Mezza città ricorda, altri sono consapevoli, che in quelle aree nei decenni passati sono stati versati rifiuti di ogni genere, compreso quelli ospedalieri, che giacciono lì e che continuano a contaminare falde acquifere superficiali e profonde, oltre a compromettere lo stato del suolo; ci sono state al riguardo indagini condotte dalla Magistratura la quale, avvalendosi del Corpo Forestale, alcuni anni or sono ritrovò dei fusti sotterrati in un area. Ma l’accanimento su quelle aree è continuato anche in tempi più recenti come dimostra la scoperta nel marzo 2015 di una cava abusiva o come l’ultima di alcuni giorni fa.

Tra analisi e monitoraggi eseguiti negli anni scorsi dalle stesse Ditte di escavazione, da ARPAT e dall’Università di Siena, si è più volte rilevato la presenza nelle falde di numerosi agenti inquinanti come Manganese, Nitrati, Arsenico, Vanadio, Ferro, Boro, Alluminio, Piombo, Cromo, Cadmio, Zinco, Nichel e Rame in concentrazioni che spesso hanno superato. anche se in maniera altalenante nel tempo, il valore della soglia di contaminazione, tanto da far temere serie conseguenze per la salute umana.

La preoccupazione è forte come confermavano i risultati delle analisi dei capelli di un campione di 21 cittadini, che si sottoposero volontariamente al prelievo; così le analisi del sangue e dell’urina effettuate dalla ex ASL8 su cittadini volontari nel marzo 2011 che portarono la stessa ASL a dichiarare che i valori fossero “non normali”.

Nonostante tutto ciò, dalle escavazioni abusive, allo smaltimento illecito di rifiuti ed ai risultati delle campagne di analisi effettuate negli anni e nonostante le promesse dei sindaci in campagna elettorale, il problema ad oggi non è stato mai affrontato.

Il Comitato Cittadino “Quarata un Paese da ritrovare” ha invocato più volte negli anni passati cosa è necessario fare e ancora adesso lo sta facendo. Lo ha indicato una società (CGT SpinOff) nel suo studio effettuato nel 2011 commissionato dal Comune di Arezzo, suggerendo tutta una serie di ulteriori indagini integrative; così come lo ha indicato l’ARS Toscana nel 2014 e l’ARPAT in documenti del 2014 e del 2015. In buona sostanza occorre estendere le indagini conoscitive dello stato delle falde e del suolo a tutte le aree potenzialmente interessate ampliando l’attuale rete dei piezometri e dei pozzi ed effettuare un monitoraggio più esteso e continuo, per procedere ed individuare in quali siti gli interventi di bonifica o di messa in sicurezza sono necessari.

Certo, occorrono consistenti risorse economiche, ma ciò non può essere un pretesto per disinteressarsi del problema in quanto se l’Amministrazione Comunale di Arezzo vuole tutelare la salute dei cittadini come dovrebbe, e risolvere l’annosa situazione di compromissione ambientale, potrebbe anche coinvolgere la Regione ed il Ministero dell’Ambiente.
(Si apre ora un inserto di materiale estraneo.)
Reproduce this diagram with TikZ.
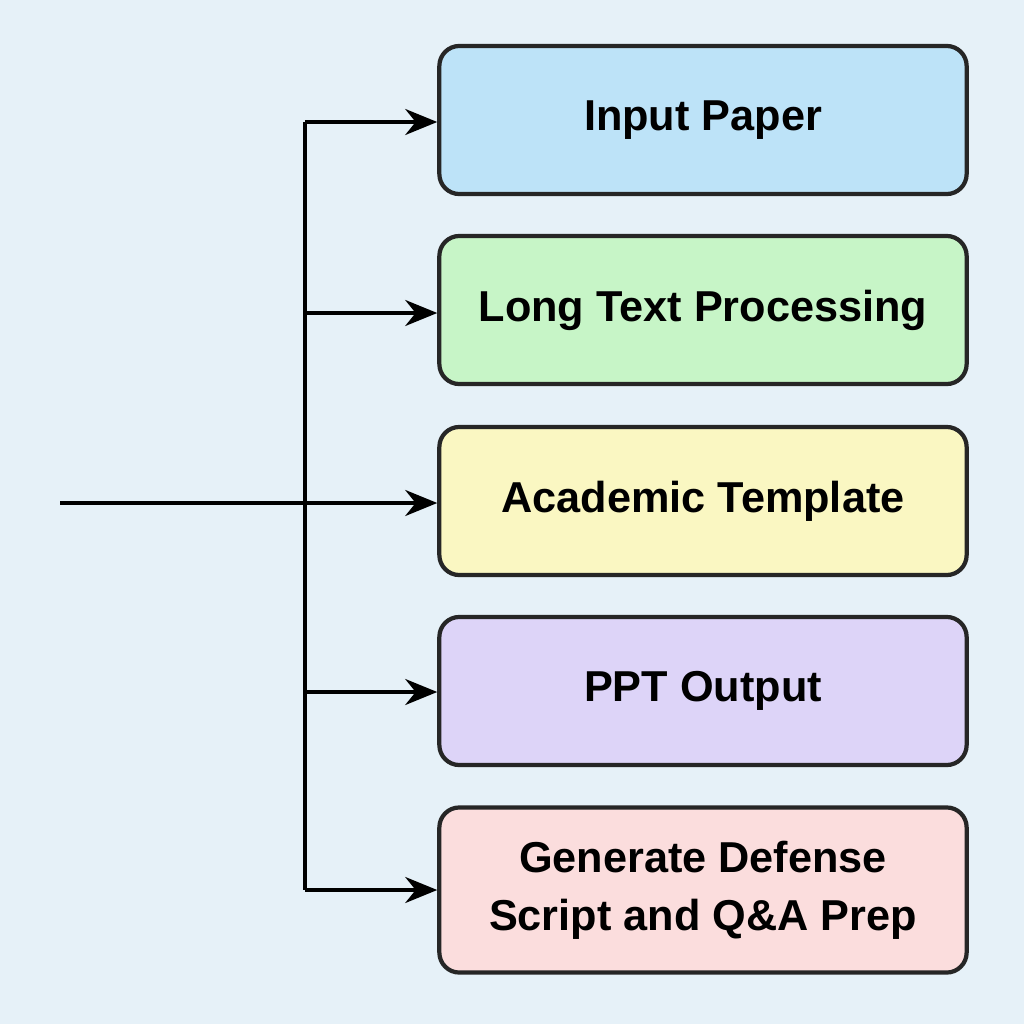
\documentclass[tikz,border=0pt]{standalone}
\usepackage{fontspec}
\setmainfont{Liberation Sans}
\usetikzlibrary{arrows.meta}
\definecolor{bg}{HTML}{E6F1F8}
\definecolor{c1}{HTML}{BDE3F8}
\definecolor{c2}{HTML}{C7F5C7}
\definecolor{c3}{HTML}{FAF7C2}
\definecolor{c4}{HTML}{DDD4F8}
\definecolor{c5}{HTML}{FBDDDD}
\begin{document}
\begin{tikzpicture}[x=0.01cm,y=-0.01cm,
  box/.style={draw=black!85,line width=1.2pt,rounded corners=0.2cm,minimum width=5.27cm,align=center,font=\fontsize{12.3pt}{16.5pt}\selectfont\bfseries},
  arr/.style={-{Stealth[length=0.32cm,width=0.26cm]},line width=1pt},
  ln/.style={line width=1pt}]
\fill[bg] (0,0) rectangle (1024,1024);
\useasboundingbox (0,0) rectangle (1024,1024);
\node[box,fill=c1,minimum height=1.48cm] (n1) at (703,120) {Input Paper};
\node[box,fill=c2,minimum height=1.48cm] (n2) at (703,310) {Long Text Processing};
\node[box,fill=c3,minimum height=1.48cm] (n3) at (703,501) {Academic Template};
\node[box,fill=c4,minimum height=1.48cm] (n4) at (703,691) {PPT Output};
\node[box,fill=c5,minimum height=1.65cm] (n5) at (703,890) {Generate Defense\\Script and Q\&A Prep};
\coordinate (s) at (60,503);
\coordinate (top) at (305,122);
\coordinate (bot) at (305,890);
\draw[ln] (top) -- (bot);
\draw[arr] (top) -- (n1.west |- top);
\draw[arr] (305,313) -- (n2.west |- 0,313);
\draw[arr] (s) -- (n3.west |- s);
\draw[arr] (305,692) -- (n4.west |- 0,692);
\draw[arr] (bot) -- (n5.west);
\end{tikzpicture}
\end{document}
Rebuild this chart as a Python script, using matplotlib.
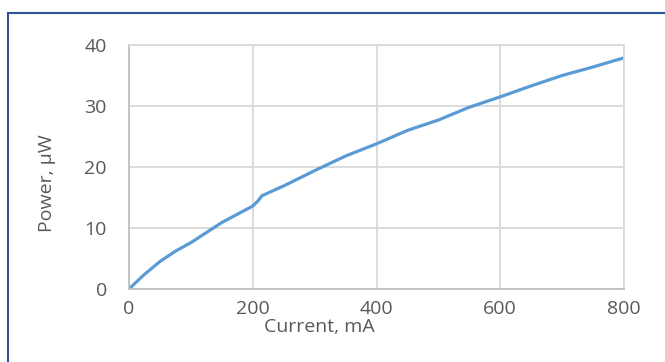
import numpy as np
import matplotlib.pyplot as plt
from matplotlib.patches import Rectangle

plt.rcParams.update({
    "font.family": ["Open Sans", "DejaVu Sans"],
    "font.size": 14,
})

# === Datos ===
current_mA = [0, 25, 50, 75, 100, 150, 200, 208, 215, 250, 300, 350, 400, 450, 500, 550, 600, 650, 700, 750, 800]
power_uW = [0, 2.4, 4.5, 6.2, 7.6, 10.9, 13.6, 14.4, 15.3, 16.9, 19.4, 21.8, 23.8, 26.0, 27.7, 29.8, 31.5, 33.3, 35.0, 36.4, 37.9]

x_ticks = [0, 200, 400, 600, 800]
y_ticks = [0, 10, 20, 30, 40]

text_col = "#595959"
grid_col = "#D9D9D9"

fig = plt.figure(figsize=(6.65, 3.62), dpi=100)
ax = fig.add_axes([129 / 665, 1 - 289 / 362, 495 / 665, 244 / 362])

ax.plot(current_mA, power_uW, color="#5B9BD5", lw=2.3, solid_capstyle="round")

ax.set_xlim(0, 800)
ax.set_ylim(0, 40)
ax.set_xticks(x_ticks)
ax.set_yticks(y_ticks)
ax.grid(True, color=grid_col, lw=1.3)
ax.set_axisbelow(True)
ax.tick_params(length=0, colors=text_col, labelsize=14)
ax.tick_params(axis="y", pad=16)
ax.tick_params(axis="x", pad=8)
for s in ax.spines.values():
    s.set_color(grid_col)
    s.set_linewidth(1.3)
ax.spines["left"].set_color("#BFBFBF")
ax.spines["bottom"].set_color("#BFBFBF")

ax.set_xlabel("Current, mA", color=text_col, fontsize=14)
ax.set_ylabel("Power, µW", color=text_col, fontsize=14)
# posiciones de las etiquetas como en el original (no centradas)
ax.xaxis.set_label_coords((319 - 129) / 495, -(318 - 289) / 244)
ax.yaxis.set_label_coords(-(129 - 56) / 495, (289 - 183) / 244)

# Borde exterior (recortado a la derecha y abajo)
fig.patches.append(Rectangle((8 / 665, -0.2), 1.2, 1 - 12.5 / 362 + 0.2,
                             transform=fig.transFigure, fill=False,
                             edgecolor="#2F5597", lw=1.5))

fig.savefig("out.png", dpi=100)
Intanto la Magistratura, l’ARPAT e la ASL Sudest sappiano, come lo si rammenta pure al Comune stesso, che dovrebbero essere disponibili almeno 37.000 euro in un fondo del bilancio comunale costituito con i contributi di escavazione, vincolati proprio ad un progetto di indagine nell’area estrattiva. Va ricordato infatti che, in base all’art. 27 comma 2 della Legge regionale 35/2005, l’Amministrazione Comunale dispone di tutti i suddetti contributi accumulati negli anni da destinare ad opere di tutela ambientale e ad altri interventi di riqualificazione territoriale.